EP12 - MetaDreamer: Efficient Text-to-3D Creation With Disentangling Geometry and Texture
Download the paper - Read the paper on Hugging Face
Charlie: Welcome to episode 12 of Paper Brief. I’m your host Charlie, joined by our expert Clio, who’s here to help us dive into some fascinating machine learning magic.
Charlie: Today we’re talking about MetaDreamer, a tool that transforms text into 3D content swiftly and with jaw-dropping detail. So, Clio, how exactly does MetaDreamer pull off this impressive feat?
Clio: Well, Charlie, MetaDreamer uses a two-stage optimization process. In the first part, it crafts a basic 3D model and in the second, it refines it pour in the texture details. The best part – it does all of this in just 20 minutes.
Charlie: Wait, 20 minutes for the whole process? That’s incredibly fast. But how does it ensure the models aren’t just fast, but also accurate and detailed?
Clio: It’s all thanks to a technique called Geometry Score Distillation Sampling which kickstarts the process. It’s also got this clever use of reference images and depth priors to maintain 3D fidelity and avoid those common flat or wonky models.
Charlie: This sounds sophisticated, so I assume there’s some heavy AI lifting in the background, right?
Clio: Absolutely, it leverages pretrained text-to-image diffusion models for texture optimization. This process narrows the gap between 2D images and 3D models, making the textures on the 3D model really pop.
Charlie: What I’m hearing is that, they actually used 2D image models to add texture to 3D objects. It just gets more interesting. How do they control the quality though?
Clio: Quality control is managed through what’s called ‘Texture Score Distillation Sampling’ and ‘Opacity regularization’. These help fine-tune the model’s textures and keep artifacts at bay, securing both convergence speed and geometric detail.
Charlie: Smooth and quick with top-notch detail - that’s quite the triple threat. How does it stack up against other tools?
Clio: MetaDreamer not only resolves the notorious multi-head problem that plagues similar methods but also delivers textures that are shockingly detailed.
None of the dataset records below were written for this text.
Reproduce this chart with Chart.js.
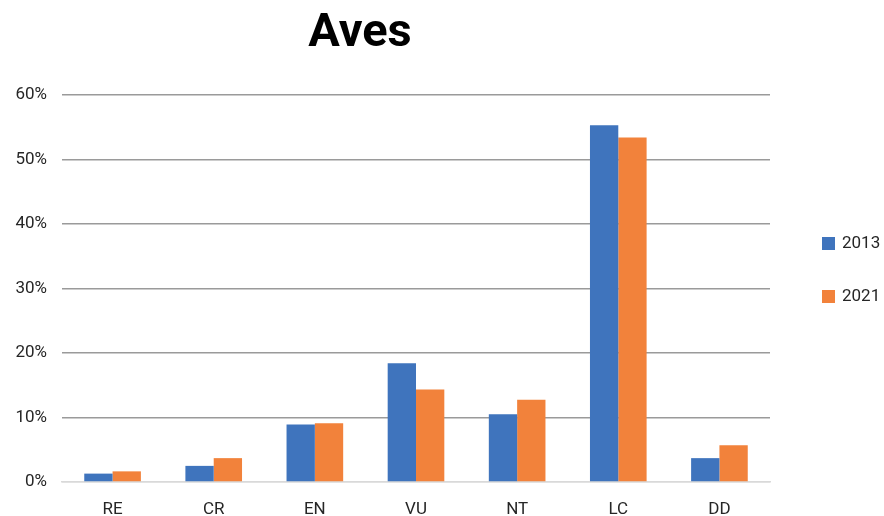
<!DOCTYPE html>
<html lang="es">
<head>
<meta charset="utf-8">
<title>Aves</title>
<script src="https://cdn.jsdelivr.net/npm/chart.js@4/dist/chart.umd.min.js"></script>
<style>
  html, body { margin: 0; padding: 0; background: #ffffff; }
  #wrap { width: 884px; height: 516px; }
</style>
</head>
<body>
<div id="wrap"><canvas id="chart" width="884" height="516"></canvas></div>
<script>
// Categorías de la Lista Roja y porcentaje de especies de aves en cada una
const categories = ['RE', 'CR', 'EN', 'VU', 'NT', 'LC', 'DD'];
const seriesNames = ['2013', '2021'];
const values2013 = [1.3, 2.5, 8.9, 18.4, 10.5, 55.3, 3.7];
const values2021 = [1.65, 3.7, 9.1, 14.35, 12.75, 53.4, 5.7];
const yTicks = [0, 10, 20, 30, 40, 50, 60];

const BLUE = '#3f74bd';
const ORANGE = '#f2823b';
const FONT = "'Roboto', 'Liberation Sans', sans-serif";

// título desplazado a la izquierda, sobre el área de barras
const titlePlugin = {
  id: 'avesTitle',
  afterDraw(chart) {
    const { ctx } = chart;
    ctx.save();
    ctx.font = "bold 47px " + FONT;
    ctx.fillStyle = '#000000';
    ctx.textAlign = 'center';
    ctx.textBaseline = 'middle';
    ctx.fillText('Aves', 360, 34);
    ctx.restore();
  }
};

// leyenda a la derecha, con cuadrados de color y el año
const legendPlugin = {
  id: 'sideLegend',
  afterDraw(chart) {
    const { ctx } = chart;
    const x = chart.chartArea.right + 52;
    ctx.save();
    ctx.font = "17px " + FONT;
    ctx.textBaseline = 'middle';
    chart.data.datasets.forEach((ds, i) => {
      const cy = 244 + i * 53;
      ctx.fillStyle = ds.backgroundColor;
      ctx.fillRect(x, cy - 7, 13, 13);
      ctx.fillStyle = '#262626';
      ctx.fillText(ds.label, x + 20, cy);
    });
    ctx.restore();
  }
};

new Chart(document.getElementById('chart'), {
  type: 'bar',
  data: {
    labels: categories,
    datasets: [
      { label: seriesNames[0], data: values2013, backgroundColor: BLUE },
      { label: seriesNames[1], data: values2021, backgroundColor: ORANGE }
    ]
  },
  options: {
    responsive: false,
    animation: false,
    layout: { padding: { top: 95, right: 114, bottom: 0, left: 0 } },
    datasets: {
      bar: { categoryPercentage: 0.56, barPercentage: 1.0 }
    },
    plugins: {
      legend: { display: false },
      tooltip: { enabled: false }
    },
    scales: {
      x: {
        afterFit: (axis) => { axis.height = 34; },
        grid: { display: false, drawTicks: false },
        border: { color: '#d9d9d9', width: 1.5 },
        ticks: {
          color: '#262626',
          padding: 18,
          maxRotation: 0,
          font: { family: FONT, size: 17 }
        }
      },
      y: {
        min: yTicks[0],
        max: yTicks[yTicks.length - 1],
        afterBuildTicks: (axis) => { axis.ticks = yTicks.map(v => ({ value: v })); },
        afterFit: (axis) => { axis.width = 62; },
        border: { display: false },
        grid: {
          drawTicks: false,
          lineWidth: 1.5,
          color: (c) => c.tick && c.tick.value === 0 ? '#d9d9d9' : '#9a9a9a'
        },
        ticks: {
          color: '#262626',
          padding: 15,
          font: { family: FONT, size: 17 },
          callback: (v) => v + '%'
        }
      }
    }
  },
  plugins: [titlePlugin, legendPlugin]
});
</script>
</body>
</html>
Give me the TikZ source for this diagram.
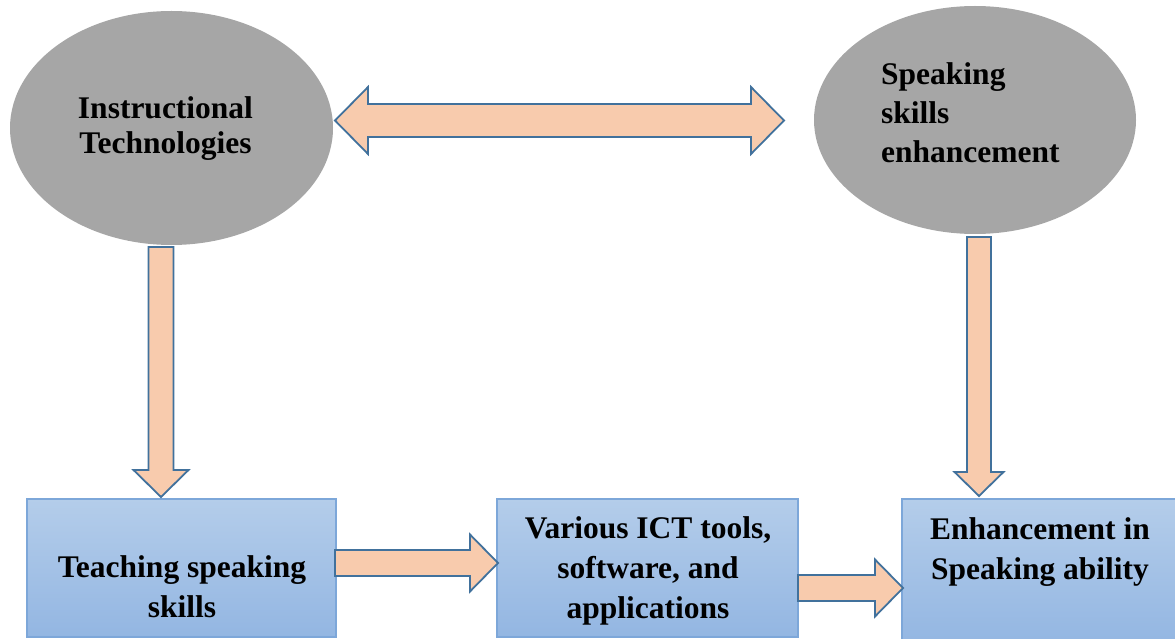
\documentclass[tikz,border=0pt]{standalone}
\usepackage{fontspec}
\setmainfont{Liberation Serif}
\usetikzlibrary{shapes.geometric,calc}
\definecolor{ellgray}{HTML}{A6A6A6}
\definecolor{arrowfill}{HTML}{F8CBAD}
\definecolor{arrowline}{HTML}{41719C}
\definecolor{boxline}{HTML}{7DA7D9}
\definecolor{boxtop}{HTML}{B4CDEA}
\definecolor{boxbottom}{HTML}{93B6E2}

% Block arrow pointing right: #1 tail, #2 tip, #3 shaft half width, #4 head half width, #5 head length
\newcommand\blockarrowright[5]{%
  \draw[blockarrow] let \p1=(#1), \p2=(#2) in
    (\x1,\y2+#3) -- (\x2-#5,\y2+#3) -- (\x2-#5,\y2+#4) -- (\x2,\y2)
    -- (\x2-#5,\y2-#4) -- (\x2-#5,\y2-#3) -- (\x1,\y2-#3) -- cycle;}
% Block arrow pointing down: same arguments
\newcommand\blockarrowdown[5]{%
  \draw[blockarrow] let \p1=(#1), \p2=(#2) in
    (\x2-#3,\y1) -- (\x2-#3,\y2+#5) -- (\x2-#4,\y2+#5) -- (\x2,\y2)
    -- (\x2+#4,\y2+#5) -- (\x2+#3,\y2+#5) -- (\x2+#3,\y1) -- cycle;}
% Double-headed horizontal block arrow: #1 left tip, #2 right tip
\newcommand\blockarrowboth[5]{%
  \draw[blockarrow] let \p1=(#1), \p2=(#2) in
    (\x1,\y1) -- (\x1+#5,\y1+#4) -- (\x1+#5,\y1+#3) -- (\x2-#5,\y1+#3)
    -- (\x2-#5,\y1+#4) -- (\x2,\y1) -- (\x2-#5,\y1-#4) -- (\x2-#5,\y1-#3)
    -- (\x1+#5,\y1-#3) -- (\x1+#5,\y1-#4) -- cycle;}

\begin{document}
\begin{tikzpicture}[x=1pt,y=-1pt,
  oval/.style={ellipse, fill=ellgray, inner sep=0pt, outer sep=0pt},
  box/.style={rectangle, draw=boxline, line width=1.4pt, top color=boxtop,
    bottom color=boxbottom, inner sep=0pt, outer sep=0pt},
  blockarrow/.style={draw=arrowline, fill=arrowfill, line width=1.8pt, line join=miter},
  label/.style={font=\bfseries\fontsize{31.5}{40}\selectfont, inner sep=0pt, align=center}]

\useasboundingbox (0,0) rectangle (1175,639);

% ovals
\node[oval, minimum width=323, minimum height=234] (it) at (171.5,128) {};
\node[oval, minimum width=322, minimum height=228] (sk) at (975,120) {};

% boxes
\node[box, minimum width=309, minimum height=138] (box1) at (181.5,568) {};
\node[box, minimum width=301, minimum height=138] (box2) at (647.5,568) {};
\node[box, minimum width=283, minimum height=146] (box3) at (1043.5,572) {};

% texts (base anchor sits on the last line)
\node[label, font=\bfseries\fontsize{31.5}{35}\selectfont, anchor=base]
  (it-text) at ($(it.center)+(-6,26)$) {Instructional\\Technologies};
\node[label, font=\bfseries\fontsize{31.5}{39}\selectfont, align=left, anchor=base west]
  (sk-text) at ($(sk.center)+(-94,43)$) {Speaking\\skills\\enhancement};
\node[label, anchor=base] (box1-text) at ($(box1.north)+(0.5,118)$) {Teaching speaking\\skills};
\node[label, anchor=base] (box2-text) at ($(box2.north)+(0.5,119)$) {Various ICT tools,\\software, and\\applications};
\node[label, anchor=base] (box3-text) at ($(box3.north)+(-3.5,80)$) {Enhancement in\\Speaking ability};

% arrow end points
\coordinate (top-l) at ($(it.east)+(2,-7.5)$);
\coordinate (top-r) at ($(sk.west)+(-30,0.5)$);
\coordinate (left-s) at ($(it.south)+(-10.5,2)$);
\coordinate (left-e) at ($(box1.north)+(-20.5,-2)$);
\coordinate (right-s) at ($(sk.south)+(4,3)$);
\coordinate (right-e) at ($(box3.north)+(-64.5,-3)$);
\coordinate (mid1-s) at ($(box1.east)+(-1,-4)$);
\coordinate (mid1-e) at ($(box2.west)+(1,-5)$);
\coordinate (mid2-s) at ($(box2.east)+(0,21)$);
\coordinate (mid2-e) at ($(box3.west)+(1,16)$);

% arrows
\blockarrowboth{top-l}{top-r}{16.5pt}{33.5pt}{33pt}
\blockarrowdown{left-s}{left-e}{12.5pt}{27.5pt}{27pt}
\blockarrowdown{right-s}{right-e}{12pt}{24.5pt}{24pt}
\blockarrowright{mid1-s}{mid1-e}{13pt}{28.5pt}{28pt}
\blockarrowright{mid2-s}{mid2-e}{13pt}{28.5pt}{28pt}
\end{tikzpicture}
\end{document}
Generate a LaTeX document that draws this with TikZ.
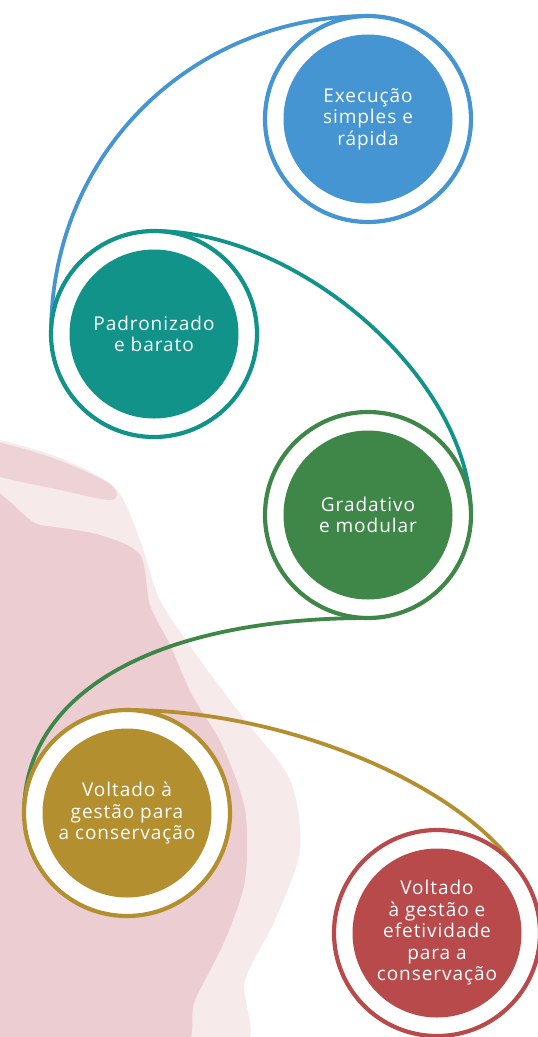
\documentclass[tikz,border=0pt]{standalone}
\usepackage{fontspec}
\setmainfont[LetterSpace=5]{Open Sans}
\usepackage{xcolor}
\usepackage{tikz}
\usetikzlibrary{
  positioning,
  backgrounds
}
\definecolor{stepblue}{RGB}{68,149,209}
\definecolor{stepteal}{RGB}{17,147,138}
\definecolor{stepgreen}{RGB}{63,135,73}
\definecolor{stepgold}{RGB}{180,143,47}
\definecolor{stepred}{RGB}{184,74,75}
\definecolor{stain}{RGB}{222,170,176}

\begin{document}
\begin{tikzpicture}[x=1pt, y=-1pt,
      ring/.style={circle, draw=#1, fill=white, line width=4.2pt, minimum size=206pt, inner sep=0pt, outer sep=0pt},
      disc/.style={circle, fill=#1, minimum size=169pt, inner sep=0pt, align=center, text=white, font=\fontsize{19}{21.5}\selectfont},
      link/.style={draw=#1, line width=3.8pt}
    ]
      \useasboundingbox (0,0) rectangle (538,1037);

      % Rings
      \node[ring=stepblue] (ring1) at (368,119) {};
      \node[ring=stepteal] (ring2) at (154,334) {};
      \node[ring=stepgreen] (ring3) at (368,515) {};
      \node[ring=stepgold] (ring4) at (127,813) {};
      \node[ring=stepred] (ring5) at (437,933) {};

      % Steps
      \node[disc=stepblue] (exec) at (ring1) {Execução\\simples e\\rápida};
      \node[disc=stepteal] (padr) at (ring2) {Padronizado\\e barato};
      \node[disc=stepgreen] (grad) at (ring3) {Gradativo\\e modular};
      \node[disc=stepgold] (gest) at (ring4) {Voltado à\\gestão para\\a conservação};
      \node[disc=stepred] (efet) at (ring5) {Voltado\\à gestão e\\efetividade\\para a\\conservação};

      \begin{pgfonlayer}{background}
        % Watercolour stain
        \fill[stain, opacity=0.25] plot[smooth cycle] coordinates {(-40,432) (0,440) (60,458) (115,488) (140,540) (160,600) (200,660) (245,720) (290,780) (300,850) (275,920) (245,980) (230,1060) (-40,1060)};
        \fill[stain, opacity=0.45] plot[smooth cycle] coordinates {(-40,515) (40,525) (100,535) (140,555) (150,605) (170,645) (192,695) (222,745) (245,810) (245,880) (225,940) (195,1000) (170,1060) (-40,1060)};
        \fill[stain, opacity=0.35] plot[smooth cycle] coordinates {(-20,440) (50,457) (110,484) (112,500) (60,490) (-20,470)};

        % Connectors
        \draw[link=stepblue] (ring1.north) .. controls +(-173,0) and +(0,-184) .. (ring2.west);
        \draw[link=stepteal] (ring2.north) .. controls +(146,0) and +(0,-135) .. (ring3.east);
        \draw[link=stepgreen] (ring3.south) .. controls +(-208,0) and +(0,-123) .. (ring4.west);
        \draw[link=stepgold] (ring4.north) .. controls +(193,0) and +(0,-113) .. (ring5.east);
      \end{pgfonlayer}
    \end{tikzpicture}
\end{document}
Frankly, it’s on par with or even better than the best out there, and again, all within that stunning twenty-minute mark.
Charlie: Sounds like a game-changer in the world of 3D content creation. Any final thoughts before we wrap up, Clio?
Clio: Well, this tool is a giant leap for those who need quick and quality 3D content from just text. It’s proof of how far we’ve come with AI-driven content creation.
Charlie: A giant leap indeed. That’s all for today’s episode of Paper Brief. Thanks for tuning in and keep an eye out for MetaDreamer kicking up some digital dust.